━━━━━ COLLECTED DATA
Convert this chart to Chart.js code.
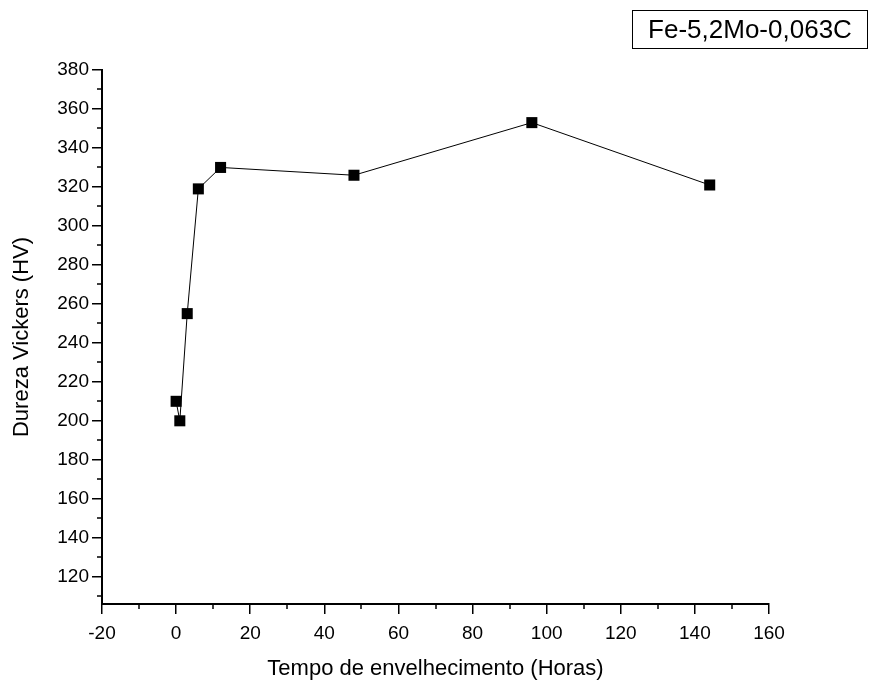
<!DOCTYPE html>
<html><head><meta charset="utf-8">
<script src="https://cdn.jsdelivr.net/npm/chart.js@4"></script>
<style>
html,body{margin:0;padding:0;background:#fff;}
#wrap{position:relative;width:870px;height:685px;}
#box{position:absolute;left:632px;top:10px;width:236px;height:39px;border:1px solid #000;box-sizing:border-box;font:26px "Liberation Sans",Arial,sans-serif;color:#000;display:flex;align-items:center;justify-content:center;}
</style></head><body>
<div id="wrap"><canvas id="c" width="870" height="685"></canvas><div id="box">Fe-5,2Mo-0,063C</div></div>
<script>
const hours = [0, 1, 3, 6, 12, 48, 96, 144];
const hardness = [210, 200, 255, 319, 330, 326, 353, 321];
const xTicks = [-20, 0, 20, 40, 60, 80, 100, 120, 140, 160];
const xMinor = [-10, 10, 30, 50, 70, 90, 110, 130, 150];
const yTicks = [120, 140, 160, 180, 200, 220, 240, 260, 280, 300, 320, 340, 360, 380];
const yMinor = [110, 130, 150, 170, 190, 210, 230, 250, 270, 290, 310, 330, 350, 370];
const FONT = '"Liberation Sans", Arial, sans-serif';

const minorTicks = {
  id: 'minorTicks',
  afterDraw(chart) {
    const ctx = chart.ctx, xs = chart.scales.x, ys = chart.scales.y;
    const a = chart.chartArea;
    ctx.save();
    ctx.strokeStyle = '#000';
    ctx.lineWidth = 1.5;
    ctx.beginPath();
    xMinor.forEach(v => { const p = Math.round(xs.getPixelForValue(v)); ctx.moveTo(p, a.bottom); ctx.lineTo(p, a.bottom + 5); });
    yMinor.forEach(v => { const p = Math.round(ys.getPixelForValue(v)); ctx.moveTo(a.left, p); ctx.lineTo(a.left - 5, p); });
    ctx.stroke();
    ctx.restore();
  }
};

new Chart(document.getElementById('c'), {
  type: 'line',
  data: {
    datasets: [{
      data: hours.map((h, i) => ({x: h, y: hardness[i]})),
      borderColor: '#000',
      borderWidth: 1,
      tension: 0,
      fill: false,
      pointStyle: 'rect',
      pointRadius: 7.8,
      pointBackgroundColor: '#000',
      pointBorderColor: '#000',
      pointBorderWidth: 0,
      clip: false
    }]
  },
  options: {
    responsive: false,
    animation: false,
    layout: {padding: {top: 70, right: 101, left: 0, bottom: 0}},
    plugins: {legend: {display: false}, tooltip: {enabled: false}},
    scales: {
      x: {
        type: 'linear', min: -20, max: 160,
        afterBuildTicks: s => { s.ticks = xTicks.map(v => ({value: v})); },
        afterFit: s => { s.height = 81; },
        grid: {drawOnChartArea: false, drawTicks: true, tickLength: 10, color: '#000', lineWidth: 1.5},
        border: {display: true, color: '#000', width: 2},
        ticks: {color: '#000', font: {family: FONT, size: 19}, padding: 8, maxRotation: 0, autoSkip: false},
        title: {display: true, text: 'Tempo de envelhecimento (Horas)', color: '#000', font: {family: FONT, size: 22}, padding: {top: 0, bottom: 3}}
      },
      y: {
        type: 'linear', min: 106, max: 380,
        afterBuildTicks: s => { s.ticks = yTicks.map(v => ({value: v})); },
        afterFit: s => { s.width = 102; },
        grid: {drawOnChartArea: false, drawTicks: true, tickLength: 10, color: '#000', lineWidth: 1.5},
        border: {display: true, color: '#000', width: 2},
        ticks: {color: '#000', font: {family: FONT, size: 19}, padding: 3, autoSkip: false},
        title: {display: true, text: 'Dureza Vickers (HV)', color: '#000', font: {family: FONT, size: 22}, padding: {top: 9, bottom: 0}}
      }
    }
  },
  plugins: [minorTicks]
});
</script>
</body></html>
━━━━━━━━━━
## [TASK OBJECTIVE]
Restate the data above exactly, stripping out each image.

## [ANSWER TO THIS EXERCISE]
Convert this chart to Chart.js code.
<!DOCTYPE html>
<html><head><meta charset="utf-8">
<script src="https://cdn.jsdelivr.net/npm/chart.js@4"></script>
<style>
html,body{margin:0;padding:0;background:#fff;}
#wrap{position:relative;width:870px;height:685px;}
#box{position:absolute;left:632px;top:10px;width:236px;height:39px;border:1px solid #000;box-sizing:border-box;font:26px "Liberation Sans",Arial,sans-serif;color:#000;display:flex;align-items:center;justify-content:center;}
</style></head><body>
<div id="wrap"><canvas id="c" width="870" height="685"></canvas><div id="box">Fe-5,2Mo-0,063C</div></div>
<script>
const hours = [0, 1, 3, 6, 12, 48, 96, 144];
const hardness = [210, 200, 255, 319, 330, 326, 353, 321];
const xTicks = [-20, 0, 20, 40, 60, 80, 100, 120, 140, 160];
const xMinor = [-10, 10, 30, 50, 70, 90, 110, 130, 150];
const yTicks = [120, 140, 160, 180, 200, 220, 240, 260, 280, 300, 320, 340, 360, 380];
const yMinor = [110, 130, 150, 170, 190, 210, 230, 250, 270, 290, 310, 330, 350, 370];
const FONT = '"Liberation Sans", Arial, sans-serif';

const minorTicks = {
  id: 'minorTicks',
  afterDraw(chart) {
    const ctx = chart.ctx, xs = chart.scales.x, ys = chart.scales.y;
    const a = chart.chartArea;
    ctx.save();
    ctx.strokeStyle = '#000';
    ctx.lineWidth = 1.5;
    ctx.beginPath();
    xMinor.forEach(v => { const p = Math.round(xs.getPixelForValue(v)); ctx.moveTo(p, a.bottom); ctx.lineTo(p, a.bottom + 5); });
    yMinor.forEach(v => { const p = Math.round(ys.getPixelForValue(v)); ctx.moveTo(a.left, p); ctx.lineTo(a.left - 5, p); });
    ctx.stroke();
    ctx.restore();
  }
};

new Chart(document.getElementById('c'), {
  type: 'line',
  data: {
    datasets: [{
      data: hours.map((h, i) => ({x: h, y: hardness[i]})),
      borderColor: '#000',
      borderWidth: 1,
      tension: 0,
      fill: false,
      pointStyle: 'rect',
      pointRadius: 7.8,
      pointBackgroundColor: '#000',
      pointBorderColor: '#000',
      pointBorderWidth: 0,
      clip: false
    }]
  },
  options: {
    responsive: false,
    animation: false,
    layout: {padding: {top: 70, right: 101, left: 0, bottom: 0}},
    plugins: {legend: {display: false}, tooltip: {enabled: false}},
    scales: {
      x: {
        type: 'linear', min: -20, max: 160,
        afterBuildTicks: s => { s.ticks = xTicks.map(v => ({value: v})); },
        afterFit: s => { s.height = 81; },
        grid: {drawOnChartArea: false, drawTicks: true, tickLength: 10, color: '#000', lineWidth: 1.5},
        border: {display: true, color: '#000', width: 2},
        ticks: {color: '#000', font: {family: FONT, size: 19}, padding: 8, maxRotation: 0, autoSkip: false},
        title: {display: true, text: 'Tempo de envelhecimento (Horas)', color: '#000', font: {family: FONT, size: 22}, padding: {top: 0, bottom: 3}}
      },
      y: {
        type: 'linear', min: 106, max: 380,
        afterBuildTicks: s => { s.ticks = yTicks.map(v => ({value: v})); },
        afterFit: s => { s.width = 102; },
        grid: {drawOnChartArea: false, drawTicks: true, tickLength: 10, color: '#000', lineWidth: 1.5},
        border: {display: true, color: '#000', width: 2},
        ticks: {color: '#000', font: {family: FONT, size: 19}, padding: 3, autoSkip: false},
        title: {display: true, text: 'Dureza Vickers (HV)', color: '#000', font: {family: FONT, size: 22}, padding: {top: 9, bottom: 0}}
      }
    }
  },
  plugins: [minorTicks]
});
</script>
</body></html>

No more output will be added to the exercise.